I’m devastated, and I was told that these grades will follow me to my 4-year college if I go to one right after senior year… That is honestly the worst news I could have heard. College, in my mind, was a brand new, fresh start… I had no idea these grades I received in these CC classes would haunt me. Obviously, I would have enjoyed the sound of it had I gotten As in both Astronomy and ASL 2, but that was not the case…

Do they truly affect your college GPA? I wanted to strive for a 4.0… Walking into my new college with a B on my transcript is devastating me…

First of all, you’re walking into college with a 3.5. Congratulations—that’s a most excellent GPA.

As for your main question, there are two different but equally important answers.

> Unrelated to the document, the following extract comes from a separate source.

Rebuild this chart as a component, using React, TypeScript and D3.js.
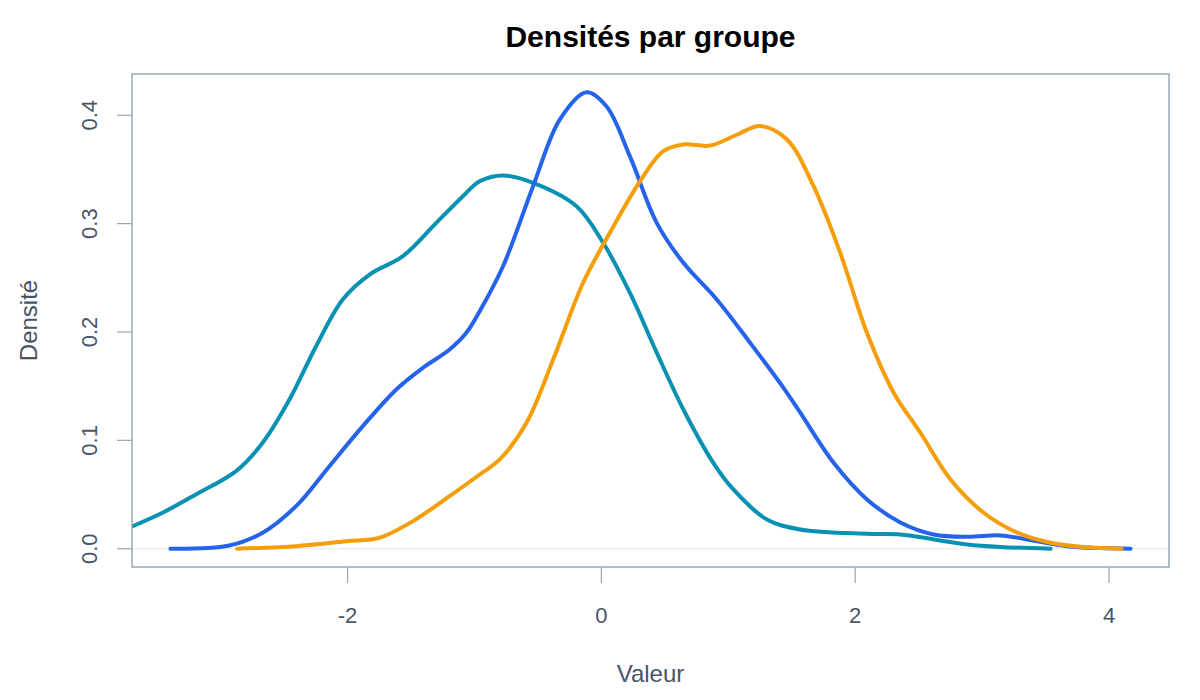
import React, { useEffect, useRef } from 'react';
import * as d3 from 'd3';

// Densité estimée (valeur, densité), un tableau par groupe
const groupeA: [number, number][] = [
  [-4.0, 0.006], [-3.721, 0.0194], [-3.458, 0.0332], [-3.195, 0.0501], [-2.879, 0.0716],
  [-2.669, 0.0978], [-2.459, 0.1374], [-2.248, 0.1869], [-2.038, 0.23], [-1.827, 0.253],
  [-1.564, 0.27], [-1.301, 0.3007], [-1.091, 0.3253], [-0.959, 0.339], [-0.775, 0.3444],
  [-0.538, 0.3376], [-0.196, 0.316], [0.014, 0.2823], [0.225, 0.236], [0.436, 0.181],
  [0.646, 0.1285], [0.882, 0.0793], [1.04, 0.0547], [1.304, 0.027], [1.567, 0.0178],
  [2.093, 0.0138], [2.356, 0.0132], [2.619, 0.0086], [2.882, 0.004], [3.145, 0.0017],
  [3.54, 0.0],
];

const groupeB: [number, number][] = [
  [-3.396, 0.0], [-2.932, 0.003], [-2.669, 0.0148], [-2.406, 0.0393], [-2.143, 0.0762],
  [-1.88, 0.1131], [-1.616, 0.147], [-1.406, 0.167], [-1.196, 0.1839], [-1.064, 0.1993],
  [-0.959, 0.2192], [-0.775, 0.2607], [-0.538, 0.3345], [-0.328, 0.396], [-0.117, 0.4212],
  [0.041, 0.408], [0.225, 0.362], [0.436, 0.3007], [0.646, 0.2638], [0.909, 0.23],
  [1.172, 0.19], [1.435, 0.1485], [1.567, 0.1255], [1.83, 0.0793], [2.093, 0.0455],
  [2.356, 0.0243], [2.619, 0.0132], [2.882, 0.011], [3.145, 0.0123], [3.356, 0.0086],
  [3.672, 0.0024], [3.934, 0.0006], [4.17, 0.0],
];

const groupeC: [number, number][] = [
  [-2.87, 0.0], [-2.406, 0.0024], [-2.011, 0.007], [-1.748, 0.0101], [-1.485, 0.0255],
  [-1.196, 0.0485], [-0.959, 0.0685], [-0.801, 0.0824], [-0.59, 0.1162], [-0.38, 0.1746],
  [-0.144, 0.2454], [0.067, 0.2915], [0.304, 0.339], [0.488, 0.3668], [0.646, 0.373],
  [0.856, 0.372], [1.067, 0.382], [1.251, 0.39], [1.462, 0.3776], [1.672, 0.3345],
  [1.882, 0.273], [2.093, 0.199], [2.303, 0.144], [2.514, 0.107], [2.751, 0.0639],
  [3.013, 0.0332], [3.277, 0.0148], [3.54, 0.0055], [3.803, 0.0015], [4.1, 0.0],
];

const couleurs = ['#0891b2', '#2563eb', '#f59e0b'];
const xTicks = [-2, 0, 2, 4];
const yTicks = [0, 0.1, 0.2, 0.3, 0.4];

const WIDTH = 1200;
const HEIGHT = 700;
const FONT = '"Liberation Sans", Arial, Helvetica, sans-serif';
const AXIS = '#9aa6b8';
const TEXT = '#475569';

const DensityChart: React.FC = () => {
  const svgRef = useRef<SVGSVGElement>(null);

  useEffect(() => {
    if (!svgRef.current) return;
    const margin = { top: 74, right: 31, bottom: 133, left: 132 };
    const innerW = WIDTH - margin.left - margin.right;
    const innerH = HEIGHT - margin.top - margin.bottom;

    // R-style limits: data range + 4% on each side (xlim from groups B and C)
    const xs = [...groupeB, ...groupeC].map(d => d[0]);
    const [x0, x1] = d3.extent(xs) as [number, number];
    const xPad = (x1 - x0) * 0.04;
    const yMax = d3.max([...groupeA, ...groupeB, ...groupeC], d => d[1])!;
    const yPad = yMax * 0.04;

    const x = d3.scaleLinear().domain([x0 - xPad, x1 + xPad]).range([0, innerW]);
    const y = d3.scaleLinear().domain([-yPad, yMax + yPad]).range([innerH, 0]);

    const svg = d3.select(svgRef.current);
    svg.selectAll('*').remove();

    svg.append('defs').append('clipPath').attr('id', 'plot-clip')
      .append('rect').attr('width', innerW).attr('height', innerH);

    const g = svg.append('g').attr('transform', `translate(${margin.left},${margin.top})`);

    // zero line
    g.append('line')
      .attr('x1', 0).attr('x2', innerW)
      .attr('y1', y(0)).attr('y2', y(0))
      .attr('stroke', '#e5e7eb').attr('stroke-width', 1);

    const line = d3.line<[number, number]>()
      .x(d => x(d[0]))
      .y(d => y(d[1]))
      .curve(d3.curveCatmullRom.alpha(0.5));

    const curves = g.append('g').attr('clip-path', 'url(#plot-clip)');
    [groupeA, groupeB, groupeC].forEach((data, i) => {
      curves.append('path')
        .attr('d', line(data))
        .attr('fill', 'none')
        .attr('stroke', couleurs[i])
        .attr('stroke-width', 4)
        .attr('stroke-linecap', 'round')
        .attr('stroke-linejoin', 'round');
    });

    // box
    g.append('rect')
      .attr('width', innerW).attr('height', innerH)
      .attr('fill', 'none').attr('stroke', AXIS).attr('stroke-width', 1.5);

    // x axis
    const xa = g.append('g').attr('transform', `translate(0,${innerH})`);
    xTicks.forEach(t => {
      xa.append('line').attr('x1', x(t)).attr('x2', x(t)).attr('y1', 0).attr('y2', 16)
        .attr('stroke', AXIS).attr('stroke-width', 1.2);
      xa.append('text').attr('x', x(t)).attr('y', 56)
        .attr('text-anchor', 'middle')
        .style('font-family', FONT).style('font-size', '22px').style('fill', TEXT)
        .text(String(t));
    });

    // y axis
    const ya = g.append('g');
    yTicks.forEach(t => {
      ya.append('line').attr('x1', -15).attr('x2', 0).attr('y1', y(t)).attr('y2', y(t))
        .attr('stroke', AXIS).attr('stroke-width', 1.2);
      ya.append('text')
        .attr('transform', `translate(-35,${y(t)}) rotate(-90)`)
        .attr('text-anchor', 'middle')
        .style('font-family', FONT).style('font-size', '22px').style('fill', TEXT)
        .text(d3.format('.1f')(t));
    });

    // labels
    svg.append('text')
      .attr('x', margin.left + innerW / 2).attr('y', 682)
      .attr('text-anchor', 'middle')
      .style('font-family', FONT).style('font-size', '24px').style('fill', TEXT)
      .text('Valeur');

    svg.append('text')
      .attr('transform', `translate(37,${margin.top + innerH / 2}) rotate(-90)`)
      .attr('text-anchor', 'middle')
      .style('font-family', FONT).style('font-size', '24px').style('fill', TEXT)
      .text('Densité');

    svg.append('text')
      .attr('x', margin.left + innerW / 2).attr('y', 47)
      .attr('text-anchor', 'middle')
      .style('font-family', FONT).style('font-size', '30px').style('font-weight', 'bold')
      .style('fill', '#000')
      .text('Densités par groupe');
  }, []);

  return (
    <div style={{ position: 'fixed', left: 0, top: 0, width: WIDTH, height: HEIGHT, background: '#fff' }}>
      <svg ref={svgRef} width={WIDTH} height={HEIGHT}></svg>
    </div>
  );
};

export default function App() {
  return <DensityChart />;
}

First, whether your college counts those grades as part of your GPA for things like Latin honors at graduation depends on its own policies (which will be mentioned in the catalog). I’ve mentioned elsewhere on CC that I flunked out of college my freshman year; however, the college I ultimately transferred into didn’t count transfer courses as part of its GPA calculations, and so I received my bachelor’s degree magna cum laude. The university I work at now, on the other hand, does count transfer course grades, and so if I’d gotten my degree from here I wouldn’t have had even a remote chance at Latin honors.

Second, though, if you’re applying to graduate or professional school, all of your college courses will be counted in GPA calculations for entry—so your B in astronomy will count. However, the trajectory of your grades also counts—so, to take my case, even though I ended up with something like a 3.1 due to my horrible freshman year, the fact that my grades from year to year were 1.8-3.3-3.8-4.0 (including a 4.0 in my major) meant that nearly everywhere I applied to for grad school was willing to overlook that first year and admit me with funding.

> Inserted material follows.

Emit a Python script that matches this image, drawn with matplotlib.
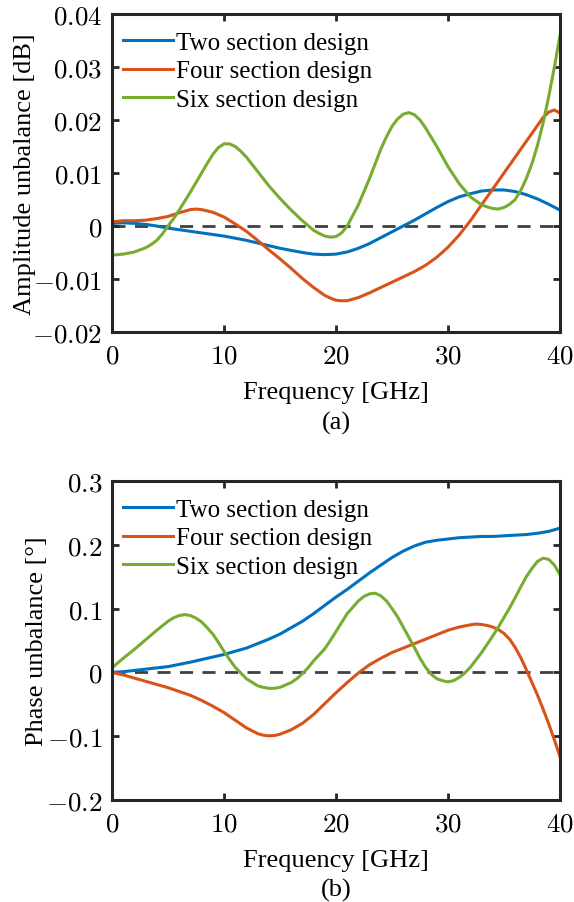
import numpy as np
import matplotlib
matplotlib.use('Agg')
import matplotlib.pyplot as plt
from matplotlib.ticker import FuncFormatter

plt.rcParams['font.family'] = ['Liberation Serif', 'DejaVu Serif']
plt.rcParams['mathtext.fontset'] = 'cm'

# values, frequency in GHz
freq = list(range(0, 41))

# (a) amplitude unbalance [dB]
amp_two = [0.0005, 0.0006, 0.0005, 0.0003, 0.0000, -0.0004, -0.0007, -0.0010, -0.0013, -0.0016,
           -0.0019, -0.0023, -0.0027, -0.0032, -0.0037, -0.0042, -0.0046, -0.0050, -0.0053, -0.0054,
           -0.0053, -0.0049, -0.0042, -0.0033, -0.0022, -0.0011, 0.0000, 0.0011, 0.0023, 0.0035,
           0.0046, 0.0055, 0.0061, 0.0066, 0.0068, 0.0068, 0.0065, 0.0059, 0.0051, 0.0041, 0.0030]

amp_four_f = [0, 1, 2, 3, 4, 5, 6, 7, 7.5, 8, 9, 10, 11, 12, 13, 14, 15, 16, 17, 18, 19, 19.5,
              20, 20.5, 21, 22, 23, 24, 25, 26, 27, 28, 29, 30, 31, 32, 33, 34, 35, 36, 37, 38,
              38.5, 39, 39.5, 40]
amp_four = [0.0008, 0.0010, 0.0010, 0.0011, 0.0014, 0.0018, 0.0025, 0.0031, 0.0032, 0.0031,
            0.0026, 0.0017, 0.0004, -0.0010, -0.0027, -0.0045, -0.0062, -0.0080, -0.0099, -0.0116,
            -0.0131, -0.0136, -0.0140, -0.0141, -0.0141, -0.0135, -0.0126, -0.0116, -0.0106, -0.0096,
            -0.0086, -0.0074, -0.0059, -0.0040, -0.0017, 0.0010, 0.0040, 0.0070, 0.0100, 0.0130,
            0.0160, 0.0190, 0.0205, 0.0215, 0.0219, 0.0213]

amp_six_f = [0, 1, 2, 3, 3.5, 4, 4.5, 5, 5.5, 6, 7, 8, 8.5, 9, 9.5, 10, 10.5, 11, 11.5, 12, 13,
             14, 15, 16, 17, 18, 18.5, 19, 19.5, 20, 20.5, 21, 22, 23, 24, 24.5, 25, 25.5, 26,
             26.5, 27, 27.5, 28, 29, 30, 31, 32, 33, 33.5, 34, 34.5, 35, 35.5, 36, 36.5, 37,
             37.5, 38, 38.5, 39, 39.5, 40]
amp_six = [-0.0055, -0.0053, -0.0049, -0.0041, -0.0035, -0.0027, -0.0015, 0.0000, 0.0014, 0.0030,
           0.0064, 0.0100, 0.0118, 0.0135, 0.0148, 0.0155, 0.0155, 0.0150, 0.0141, 0.0130,
           0.0103, 0.0076, 0.0052, 0.0030, 0.0010, -0.0008, -0.0014, -0.0019, -0.0021, -0.0020,
           -0.0013, 0.0000, 0.0040, 0.0090, 0.0145, 0.0168, 0.0188, 0.0202, 0.0211, 0.0214,
           0.0210, 0.0200, 0.0185, 0.0150, 0.0112, 0.0080, 0.0055, 0.0040, 0.0036, 0.0033,
           0.0032, 0.0035, 0.0041, 0.0050, 0.0067, 0.0090, 0.0118, 0.0153, 0.0195, 0.0245,
           0.0300, 0.0360]

# (b) phase unbalance [deg]
ph_two = [0.000, 0.001, 0.003, 0.005, 0.007, 0.009, 0.0125, 0.016, 0.020, 0.024,
          0.028, 0.033, 0.038, 0.045, 0.052, 0.060, 0.070, 0.080, 0.092, 0.105,
          0.118, 0.130, 0.143, 0.156, 0.168, 0.180, 0.190, 0.198, 0.204, 0.207,
          0.209, 0.211, 0.212, 0.213, 0.213, 0.214, 0.215, 0.216, 0.218, 0.221, 0.226]

ph_four_f = [0, 1, 2, 3, 4, 5, 6, 7, 8, 9, 10, 11, 12, 13, 13.5, 14, 14.5, 15, 16, 17, 18, 19,
             20, 21, 22, 23, 24, 25, 26, 27, 28, 29, 30, 31, 32, 32.5, 33, 33.5, 34, 34.5, 35,
             35.5, 36, 36.5, 37, 37.5, 38, 38.5, 39, 39.5, 40]
ph_four = [0.000, -0.004, -0.009, -0.014, -0.019, -0.024, -0.030, -0.036, -0.044, -0.053,
           -0.063, -0.075, -0.087, -0.096, -0.0985, -0.0995, -0.099, -0.097, -0.090, -0.080,
           -0.066, -0.049, -0.032, -0.016, -0.001, 0.012, 0.022, 0.031, 0.038, 0.045,
           0.052, 0.059, 0.066, 0.071, 0.0745, 0.0757, 0.075, 0.0735, 0.071, 0.067,
           0.061, 0.052, 0.039, 0.023, 0.004, -0.016, -0.036, -0.058, -0.081, -0.106, -0.132]

ph_six_f = [0, 1, 2, 3, 4, 5, 5.5, 6, 6.5, 7, 7.5, 8, 8.5, 9, 9.5, 10, 10.5, 11, 12, 13, 13.5,
            14, 14.5, 15, 16, 16.5, 17, 17.5, 18, 19, 19.5, 20, 20.5, 21, 22, 22.5, 23, 23.5,
            24, 24.5, 25, 25.5, 26, 26.5, 27, 27.5, 28, 28.5, 29, 29.5, 30, 30.5, 31, 31.5,
            32, 33, 33.5, 34, 34.5, 35, 35.5, 36, 36.5, 37, 37.5, 38, 38.5, 39, 39.5, 40]
ph_six = [0.007, 0.022, 0.036, 0.051, 0.066, 0.080, 0.0855, 0.089, 0.0905, 0.089,
          0.085, 0.079, 0.070, 0.060, 0.047, 0.033, 0.020, 0.008, -0.010, -0.021,
          -0.0235, -0.025, -0.025, -0.0235, -0.016, -0.010, -0.002, 0.007, 0.018, 0.037,
          0.050, 0.064, 0.078, 0.092, 0.112, 0.119, 0.123, 0.124, 0.120, 0.112,
          0.100, 0.087, 0.071, 0.055, 0.039, 0.022, 0.008, -0.003, -0.010, -0.013,
          -0.015, -0.013, -0.008, -0.001, 0.008, 0.031, 0.044, 0.057, 0.071, 0.086,
          0.101, 0.117, 0.134, 0.150, 0.163, 0.174, 0.179, 0.177, 0.168, 0.153]

labels = ['Two section design', 'Four section design', 'Six section design']
colors = ['#0072BD', '#D95319', '#77AC30']
edge = '#262626'


def style_axes(ax, ylim, yticks, ylabel, ycoord):
    ax.set_xlim(0, 40)
    ax.set_ylim(*ylim)
    ax.set_xticks([0, 10, 20, 30, 40])
    ax.set_yticks(yticks)
    fmt = FuncFormatter(lambda v, p: '$%g$' % round(v, 4))
    ax.xaxis.set_major_formatter(fmt)
    ax.yaxis.set_major_formatter(fmt)
    ax.tick_params(direction='in', length=5, width=2, color=edge, labelsize=19.5,
                   top=True, right=True)
    ax.tick_params(axis='y', pad=7)
    ax.tick_params(axis='x', pad=8)
    for s in ax.spines.values():
        s.set_linewidth(2.2)
        s.set_color(edge)
    ax.set_xlabel('Frequency [GHz]', fontsize=19, labelpad=9)
    ax.set_ylabel(ylabel, fontsize=19)
    ax.yaxis.set_label_coords(ycoord, 0.5)
    ax.legend(loc='upper left', frameon=False, fontsize=18, handlelength=2.0,
              handletextpad=0.12, labelspacing=0.24, borderaxespad=0.3,
              bbox_to_anchor=(-0.014, 1.0))


fig = plt.figure(figsize=(5.74, 9.03), dpi=100)
ax1 = fig.add_axes([0.1951, 0.6312, 0.7805, 0.3522])
ax2 = fig.add_axes([0.1951, 0.1130, 0.7805, 0.3533])

dash = (0, (4.7, 3.4))

series_a = [(freq, amp_two), (amp_four_f, amp_four), (amp_six_f, amp_six)]
for (xs, ys), lab, c in zip(series_a, labels, colors):
    ax1.plot(xs, ys, color=c, lw=2.2, label=lab, solid_joinstyle='round')
ax1.axhline(0, color='#404040', lw=2.0, ls=dash, zorder=1)
style_axes(ax1, (-0.02, 0.04), [-0.02, -0.01, 0, 0.01, 0.02, 0.03, 0.04],
           'Amplitude unbalance [dB]', -0.169)

series_b = [(freq, ph_two), (ph_four_f, ph_four), (ph_six_f, ph_six)]
for (xs, ys), lab, c in zip(series_b, labels, colors):
    ax2.plot(xs, ys, color=c, lw=2.2, label=lab, solid_joinstyle='round')
ax2.axhline(0, color='#404040', lw=2.0, ls=dash, zorder=1)
style_axes(ax2, (-0.2, 0.3), [-0.2, -0.1, 0, 0.1, 0.2, 0.3],
           'Phase unbalance [°]', -0.142)

fig.text(0.5854, 1 - 423 / 903, '(a)', ha='center', va='center', fontsize=19)
fig.text(0.5854, 1 - 890 / 903, '(b)', ha='center', va='center', fontsize=19)

fig.savefig('out.png', dpi=100)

That said, I return to the first thing I said—a B in a college course is a good grade. If you end up with a 3.5 overall for your college GPA, you’ve done better than the vast majority of students. (This is actually something that’s hard for a lot of students who were high-achieving at- or near-4.0 in high school to come to terms with once they get to the postsecondary level, but it’s true.) Yes, it means you will never have a 4.0 for your overall college career—but then again, nearly nobody does that, anyway, and to be honest that shouldn’t be your goal.

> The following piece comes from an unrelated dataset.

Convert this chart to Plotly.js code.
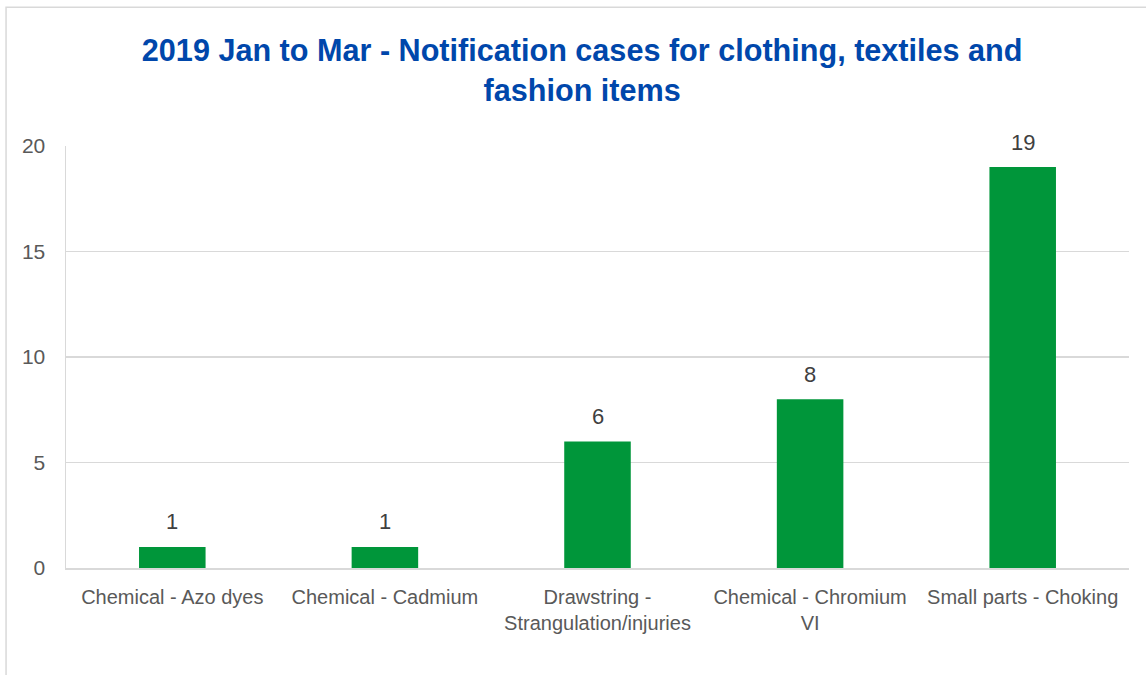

(Not to mention that it’s only 3 credits out of a likely 120 or more—that one grade is only 2.5% at most of your total GPA. Even if you’d gotten an F, it would only have lowered your potential GPA from a 4.0 to at lowest a 3.9. Getting a B? Even less of a hit. Seriously, don’t stress about it.)

@dfbdfb

Wow, thanks for your help!

It depends on the school. A lot of schools don’t count transfer credits in GPA. Others do. At my daugher’s school, the grades from her community college classes taken in high school counted toward her overall GPA; that is not the case for most of her friends at different schools.